(Figure scripts)

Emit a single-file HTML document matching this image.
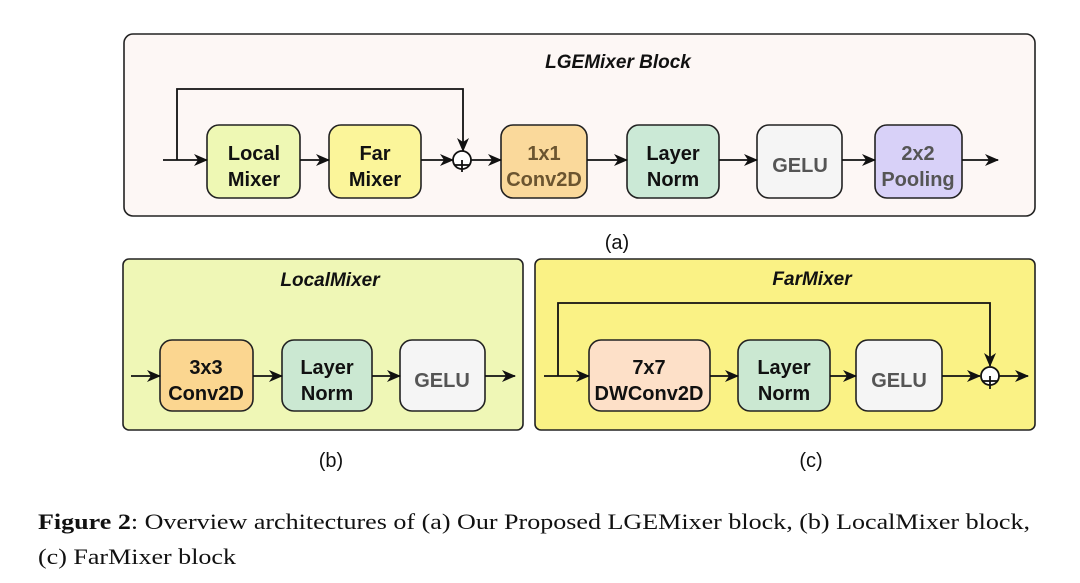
<!DOCTYPE html>
<html><head><meta charset="utf-8"><style>
html,body{margin:0;padding:0;background:#fff;width:1080px;height:583px;overflow:hidden}
.s{font-family:"Liberation Sans",sans-serif}
.cap{font-family:"Liberation Serif",serif}
</style></head><body>
<svg width="1080" height="583" viewBox="0 0 1080 583" xmlns="http://www.w3.org/2000/svg">
<defs>
<marker id="ar" markerWidth="14" markerHeight="12" refX="13" refY="6" orient="auto" markerUnits="userSpaceOnUse">
<path d="M0,0 L14,6 L0,12 L4,6 Z" fill="#111"/></marker>
</defs>
<g stroke="#222" stroke-width="1.6">
<rect x="124" y="34" width="911" height="182" rx="9" fill="#fdf7f5"/>
<rect x="123" y="259" width="400" height="171" rx="6" fill="#eff7b6"/>
<rect x="535" y="259" width="500" height="171" rx="6" fill="#faf285"/>
</g>
<g class="s" font-weight="bold" font-style="italic" font-size="19" text-anchor="middle" fill="#111">
<text x="618" y="68">LGEMixer Block</text>
<text x="330" y="286">LocalMixer</text>
<text x="812" y="285">FarMixer</text>
</g>
<g stroke="#222" stroke-width="1.6">
<rect x="207" y="125" width="93" height="73" rx="12" fill="#eef8b4"/>
<rect x="329" y="125" width="92" height="73" rx="12" fill="#fbf59a"/>
<rect x="501" y="125" width="86" height="73" rx="12" fill="#fad99b"/>
<rect x="627" y="125" width="92" height="73" rx="12" fill="#cbe9d6"/>
<rect x="757" y="125" width="85" height="73" rx="12" fill="#f5f5f5"/>
<rect x="875" y="125" width="87" height="73" rx="12" fill="#d8d1f8"/>
<rect x="160" y="340" width="93" height="71" rx="12" fill="#fbd690"/>
<rect x="282" y="340" width="90" height="71" rx="12" fill="#cbe8d2"/>
<rect x="400" y="340" width="85" height="71" rx="12" fill="#f5f5f5"/>
<rect x="589" y="340" width="121" height="71" rx="12" fill="#fde0c8"/>
<rect x="738" y="340" width="92" height="71" rx="12" fill="#cbe8d2"/>
<rect x="856" y="340" width="86" height="71" rx="12" fill="#f5f5f5"/>
</g>
<g stroke="#111" stroke-width="1.8" fill="none">
<line x1="163" y1="160" x2="207" y2="160" marker-end="url(#ar)"/>
<polyline points="177,160 177,89 463,89 463,151" marker-end="url(#ar)"/>
<line x1="300" y1="160" x2="329" y2="160" marker-end="url(#ar)"/>
<line x1="421" y1="160" x2="453" y2="160" marker-end="url(#ar)"/>
<circle cx="462" cy="160" r="9" fill="#fff"/>
<line x1="462" y1="160" x2="462" y2="172"/><line x1="455" y1="165" x2="469" y2="165"/>
<line x1="471" y1="160" x2="501" y2="160" marker-end="url(#ar)"/>
<line x1="587" y1="160" x2="627" y2="160" marker-end="url(#ar)"/>
<line x1="719" y1="160" x2="757" y2="160" marker-end="url(#ar)"/>
<line x1="842" y1="160" x2="875" y2="160" marker-end="url(#ar)"/>
<line x1="962" y1="160" x2="998" y2="160" marker-end="url(#ar)"/>
<line x1="131" y1="376" x2="160" y2="376" marker-end="url(#ar)"/>
<line x1="253" y1="376" x2="282" y2="376" marker-end="url(#ar)"/>
<line x1="372" y1="376" x2="400" y2="376" marker-end="url(#ar)"/>
<line x1="485" y1="376" x2="515" y2="376" marker-end="url(#ar)"/>
<line x1="544" y1="376" x2="589" y2="376" marker-end="url(#ar)"/>
<polyline points="558,376 558,303 990,303 990,366" marker-end="url(#ar)"/>
<line x1="710" y1="376" x2="738" y2="376" marker-end="url(#ar)"/>
<line x1="830" y1="376" x2="856" y2="376" marker-end="url(#ar)"/>
<line x1="942" y1="376" x2="980" y2="376" marker-end="url(#ar)"/>
<circle cx="990" cy="376" r="9" fill="#fff"/>
<line x1="990" y1="376" x2="990" y2="389"/><line x1="983" y1="381" x2="997" y2="381"/>
<line x1="999" y1="376" x2="1028" y2="376" marker-end="url(#ar)"/>
</g>
<g class="s" font-weight="bold" font-size="20" text-anchor="middle" fill="#111">
<text x="254" y="160">Local</text><text x="254" y="186">Mixer</text>
<text x="375" y="160">Far</text><text x="375" y="186">Mixer</text>
<text x="544" y="160" fill="#6b5530">1x1</text><text x="544" y="186" fill="#6b5530">Conv2D</text>
<text x="673" y="160">Layer</text><text x="673" y="186">Norm</text>
<text x="800" y="172" fill="#555">GELU</text>
<text x="918" y="160" fill="#555">2x2</text><text x="918" y="186" fill="#555">Pooling</text>
<text x="206" y="374">3x3</text><text x="206" y="400">Conv2D</text>
<text x="327" y="374">Layer</text><text x="327" y="400">Norm</text>
<text x="442" y="387" fill="#555">GELU</text>
<text x="649" y="374">7x7</text><text x="649" y="400">DWConv2D</text>
<text x="784" y="374">Layer</text><text x="784" y="400">Norm</text>
<text x="899" y="387" fill="#555">GELU</text>
</g>
<g class="s" font-size="20" text-anchor="middle" fill="#111">
<text x="617" y="249">(a)</text>
<text x="331" y="467">(b)</text>
<text x="811" y="467">(c)</text>
</g>
<g class="cap" font-size="22" fill="#111">
<text x="38" y="529" textLength="992" lengthAdjust="spacingAndGlyphs"><tspan font-weight="bold">Figure 2</tspan>: Overview architectures of (a) Our Proposed LGEMixer block, (b) LocalMixer block,</text>
<text x="38" y="564" textLength="198" lengthAdjust="spacingAndGlyphs">(c) FarMixer block</text>
</g>
</svg>
</body></html>
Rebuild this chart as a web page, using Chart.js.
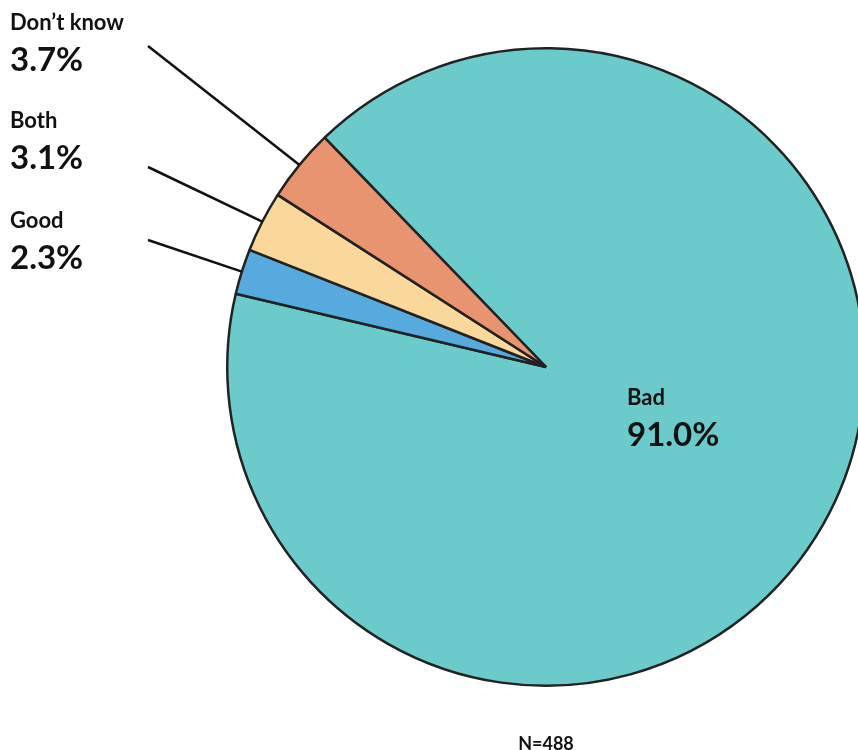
<!DOCTYPE html>
<html>
<head>
<meta charset="utf-8">
<script src="https://cdn.jsdelivr.net/npm/chart.js@4.4.1/dist/chart.umd.min.js"></script>
<style>
  html, body { margin: 0; padding: 0; background: #fff; overflow: hidden; }
  .wrap { position: relative; width: 900px; height: 750px; }
</style>
</head>
<body>
<div class="wrap"><canvas id="pie"></canvas></div>
<script>
// données
const categories = ["Bad", "Good", "Both", "Don\u2019t know"];
const percents = [91.0, 2.3, 3.1, 3.7];
const percentLabels = ["91.0%", "2.3%", "3.1%", "3.7%"];
const sliceColors = ["#6BCACA", "#56AADD", "#FAD79A", "#E89470"];
const sampleLabel = "N=488";

const FONT = "Lato, 'Open Sans', sans-serif";

// position des étiquettes (x, y du nom)
const labelSpots = [
  { x: 627, y: 398, inside: true },
  { x: 10, y: 221, lineX: 148, lineY: 240 },
  { x: 10, y: 121, lineX: 148, lineY: 167 },
  { x: 10, y: 23, lineX: 148, lineY: 46 }
];

const labelsPlugin = {
  id: 'pieLabels',
  afterDraw(chart) {
    const ctx = chart.ctx;
    const arcs = chart.getDatasetMeta(0).data;
    ctx.save();
    arcs.forEach((arc, i) => {
      const spot = labelSpots[i];
      if (!spot.inside) {
        const mid = (arc.startAngle + arc.endAngle) / 2;
        const ex = arc.x + Math.cos(mid) * arc.outerRadius;
        const ey = arc.y + Math.sin(mid) * arc.outerRadius;
        ctx.beginPath();
        ctx.moveTo(spot.lineX, spot.lineY);
        ctx.lineTo(ex, ey);
        ctx.lineWidth = 2.5;
        ctx.strokeStyle = "#111";
        ctx.stroke();
      }
      ctx.fillStyle = "#111";
      ctx.textAlign = "left";
      ctx.textBaseline = "middle";
      ctx.font = "bold 22px " + FONT;
      ctx.fillText(categories[i], spot.x, spot.y);
      ctx.font = "bold 33px " + FONT;
      ctx.fillText(percentLabels[i], spot.x, spot.y + 37);
    });
    ctx.font = "bold 18px " + FONT;
    ctx.textAlign = "center";
    ctx.fillText(sampleLabel, 546, 744);
    ctx.restore();
  }
};

new Chart(document.getElementById('pie'), {
  type: 'pie',
  data: {
    labels: categories,
    datasets: [{
      data: percents,
      backgroundColor: sliceColors,
      borderColor: "#222",
      borderWidth: 2.5
    }]
  },
  options: {
    responsive: true,
    maintainAspectRatio: false,
    animation: false,
    rotation: -44,
    layout: { padding: { left: 226, right: 34, top: 46, bottom: 62 } },
    plugins: {
      legend: { display: false },
      tooltip: { enabled: false }
    }
  },
  plugins: [labelsPlugin]
});
</script>
</body>
</html>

What to produce >>
Only a number is wanted: how many lines above include "image"?

Finished exercise >>
1